The art of blowing glass into distinctive forms can be traced back to the Egyptians, but it was perfected by the Venetians in Italy during the Renaissance, Mr. Forck said.

Adrienne Remo, a senior at Pine-Richland High School, said she signed up for the course because she was curious about glass and its "exotic mystery."

She was working with another student, using tools that resembled shears and torches to create a sculpture of intertwining curves with openings in the center. They placed the sculpture into a kiln heated to 900 degrees, which will allow the glass to strengthen as it cures at a lower temperature.

Mr. Forck, youth education coordinator for the center, works with the students as they make practical objects such as cups and bottles from lumps of molten glass, while the more advanced students create conceptual pieces that can be displayed as works of art.

"The students and instructors work as a team to help each realize their vision in glass," he said.

The Pittsburgh Glass Center attracts instructors and artists from all over the country.

"We have one of the top facilities in the country for glass," Mr. Forck said.

"A lot of people moved here to work at the facility. We have people from Boston, New Mexico and California." said Mr. Forck, who grew up in Kansas and went to Emporia State University in Kansas.

He said he spends a lot of time talking to art teachers and students at high schools in the area, explaining how they can learn the art of glass blowing.

Dana Laskowski, who began taking classes in the center while enrolled at the Pittsburgh Public School for the Creative and Performing Arts is now a teaching assistant and helps students with their projects.

"The center is like my second home but is never boring. Working with glass is very challenging," she said

"The students work in groups. It takes a lot of team work and perseverance," Mr.

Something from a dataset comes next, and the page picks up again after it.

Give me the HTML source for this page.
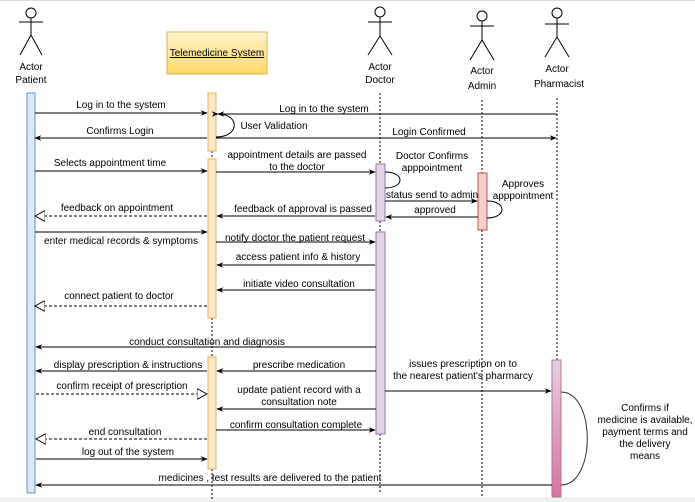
<!DOCTYPE html>
<html><head><meta charset="utf-8"><style>
body{margin:0;background:#fff}
svg{display:block;font-family:"Liberation Sans",Arial,sans-serif;font-size:10px}
</style></head><body>
<svg width="695" height="502" viewBox="0 0 695 502" xmlns="http://www.w3.org/2000/svg">
<defs>
<marker id="a" viewBox="0 0 10 10" refX="9" refY="5" markerWidth="7" markerHeight="7" orient="auto"><path d="M0,1 L10,5 L0,9 L3,5 z" fill="#000"/></marker>
<marker id="o" viewBox="0 0 12 12" refX="11" refY="6" markerWidth="11" markerHeight="11" orient="auto"><path d="M0,0 L11,6 L0,12 z" fill="#fff" stroke="#000"/></marker>
<linearGradient id="pg" x1="0" y1="0" x2="0" y2="1"><stop offset="0" stop-color="#e6d0de"/><stop offset="1" stop-color="#d5739d"/></linearGradient>
<linearGradient id="yg" x1="0" y1="0" x2="0" y2="1"><stop offset="0" stop-color="#fff2cc"/><stop offset="1" stop-color="#ffd966"/></linearGradient>
</defs>
<rect x="0" y="0" width="695" height="1" fill="#ddd"/>
<rect x="0" y="497" width="695" height="5" fill="#f0f0f0"/>
<g stroke="#000" fill="none" stroke-width="1">
<!-- actors -->
<g><circle cx="31" cy="13" r="5"/><path d="M31 18v17M19 22h24M31 35l-11 20M31 35l11 20"/></g>
<g><circle cx="380" cy="12" r="5"/><path d="M380 17v19M368 22h24M380 36l-12 19M380 36l12 19"/></g>
<g><circle cx="482" cy="16" r="5"/><path d="M482 21v19M470 26h24M482 40l-12 20M482 40l12 20"/></g>
<g><circle cx="557" cy="13" r="5"/><path d="M557 18v19M545 24h24M557 37l-12 20M557 37l12 20"/></g>
<!-- lifelines -->
<g stroke-dasharray="2,2"><path d="M212 151v8M212 318v39M212 469v30M380 93v71M380 221v11M380 434v60M482 100v73M482 230v268M557 98v262"/></g>
</g>
<!-- labels actors -->
<g text-anchor="middle" font-size="10"><text x="31" y="70">Actor</text><text x="31" y="83">Patient</text>
<text x="380" y="70">Actor</text><text x="380" y="83">Doctor</text>
<text x="482" y="74">Actor</text><text x="482" y="89">Admin</text>
<text x="557" y="72">Actor</text><text x="559" y="87">Pharmacist</text></g>
<rect x="167" y="32" width="100" height="42" fill="url(#yg)" stroke="#d6b656"/>
<text x="217" y="56" text-anchor="middle" text-decoration="underline">Telemedicine System</text>
<!-- bars -->
<rect x="27" y="93" width="8" height="400" fill="#dae8fc" stroke="#6c8ebf"/>
<rect x="208" y="93" width="8" height="58" fill="#ffe6cc" stroke="#e6b657"/>
<rect x="208" y="159" width="8" height="159" fill="#ffe6cc" stroke="#e6b657"/>
<rect x="208" y="357" width="8" height="112" fill="#ffe6cc" stroke="#e6b657"/>
<rect x="376" y="164" width="9" height="57" fill="#e1d5e7" stroke="#9673a6"/>
<rect x="376" y="232" width="9" height="202" fill="#e1d5e7" stroke="#9673a6"/>
<rect x="478" y="173" width="9" height="57" fill="#f8cecc" stroke="#b85450"/>
<rect x="552" y="360" width="9" height="137" fill="url(#pg)" stroke="#b5739d"/>
<!-- messages -->
<g stroke="#000" fill="none">
<path d="M35 113H207" marker-end="url(#a)"/>
<path d="M557 114H218" marker-end="url(#a)"/>
<path d="M218 114C240 114 240 137 216 137" marker-start="url(#a)"/>
<path d="M207 138H35" marker-end="url(#a)"/>
<path d="M216 138H556" marker-end="url(#a)"/>
<path d="M35 171H207" marker-end="url(#a)"/>
<path d="M216 172H375" marker-end="url(#a)"/>
<path d="M385 172C405 172 405 188 385 188"/>
<path d="M385 201H477" marker-end="url(#a)"/>
<path d="M487 201C507 201 507 218 487 218"/>
<path d="M478 217H386" marker-end="url(#a)"/>
<path d="M375 216H217" marker-end="url(#a)"/>
<path d="M207 216H35" stroke-dasharray="3,2" marker-end="url(#o)"/>
<path d="M35 232H207" marker-end="url(#a)"/>
<path d="M216 242H375" marker-end="url(#a)"/>
<path d="M375 265H217" marker-end="url(#a)"/>
<path d="M375 290H217" marker-end="url(#a)"/>
<path d="M207 306H35" stroke-dasharray="3,2" marker-end="url(#o)"/>
<path d="M376 347H36" marker-end="url(#a)"/>
<path d="M207 371H36" marker-end="url(#a)"/>
<path d="M376 371H217" marker-end="url(#a)"/>
<path d="M36 394H207" stroke-dasharray="3,2" marker-end="url(#o)"/>
<path d="M376 409H217" marker-end="url(#a)"/>
<path d="M216 430H375" marker-end="url(#a)"/>
<path d="M207 439H36" stroke-dasharray="3,2" marker-end="url(#o)"/>
<path d="M36 459H207" marker-end="url(#a)"/>
<path d="M552 485H36" marker-end="url(#a)"/>
<path d="M385 391H551" marker-end="url(#a)"/>
<path d="M561 392C596 392 596 485 561 485" stroke="#333"/>
</g>
<g font-size="10" text-anchor="middle">
<text x="121" y="108">Log in to the system</text>
<text x="324" y="112">Log in to the system</text>
<text x="274" y="129">User Validation</text>
<text x="120" y="134">Confirms Login</text>
<text x="429" y="135">Login Confirmed</text>
<text x="110" y="166">Selects appointment time</text>
<text x="297" y="158">appointment details are passed</text>
<text x="297" y="170">to the doctor</text>
<text x="432" y="159">Doctor Confirms</text>
<text x="432" y="171">apppointment</text>
<text x="432" y="198">status send to admin</text>
<text x="523" y="187">Approves</text>
<text x="523" y="199">apppointment</text>
<text x="435" y="213">approved</text>
<text x="303" y="212">feedback of approval is passed</text>
<text x="117" y="211">feedback on appointment</text>
<text x="121" y="244">enter medical records &amp; symptoms</text>
<text x="295" y="241">notify doctor the patient request</text>
<text x="298" y="260">access patient info &amp; history</text>
<text x="299" y="287">initiate video consultation</text>
<text x="119" y="299">connect patient to doctor</text>
<text x="207" y="345">conduct consultation and diagnosis</text>
<text x="128" y="368">display prescription &amp; instructions</text>
<text x="299" y="368">prescribe medication</text>
<text x="122" y="389">confirm receipt of prescription</text>
<text x="299" y="393">update patient record with a</text>
<text x="299" y="405">consultation note</text>
<text x="296" y="428">confirm consultation complete</text>
<text x="125" y="435">end consultation</text>
<text x="128" y="455">log out of the system</text>
<text x="270" y="481">medicines , test results are delivered to the patient</text>
<text x="463" y="367">issues prescription on to</text>
<text x="463" y="379">the nearest patient's pharmarcy</text>
<text x="645" y="411">Confirms if</text>
<text x="645" y="423">medicine is available,</text>
<text x="645" y="435">payment terms and</text>
<text x="645" y="447">the delivery</text>
<text x="645" y="459">means</text>
</g>
</svg>
</body></html>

Forck said.

Creating with glass presents opportunities to make objects ranging the abstract to the practical. Ms. Laskowski's tastes run to the whimsical.

"I like making bunnies," she said.

She said it doesn't take a lot of pressure to blow the glass into shapes. It's so soft, she said, it's easy to work with.

Sometimes, however, things don't work out exactly as planned.

"One thing about glass, we don't waste anything. We can just recycle the glass and remelt it, Mr. Forck said.

The students will stage an exhibition of their work from 6 to 8 p.m. April 26.

They also will demonstrate some of the techniques for creating blown, fused and frame-worked glass art.

Despite the high temperatures near the furnaces, several students described the time they spend at the glass center as "very cool."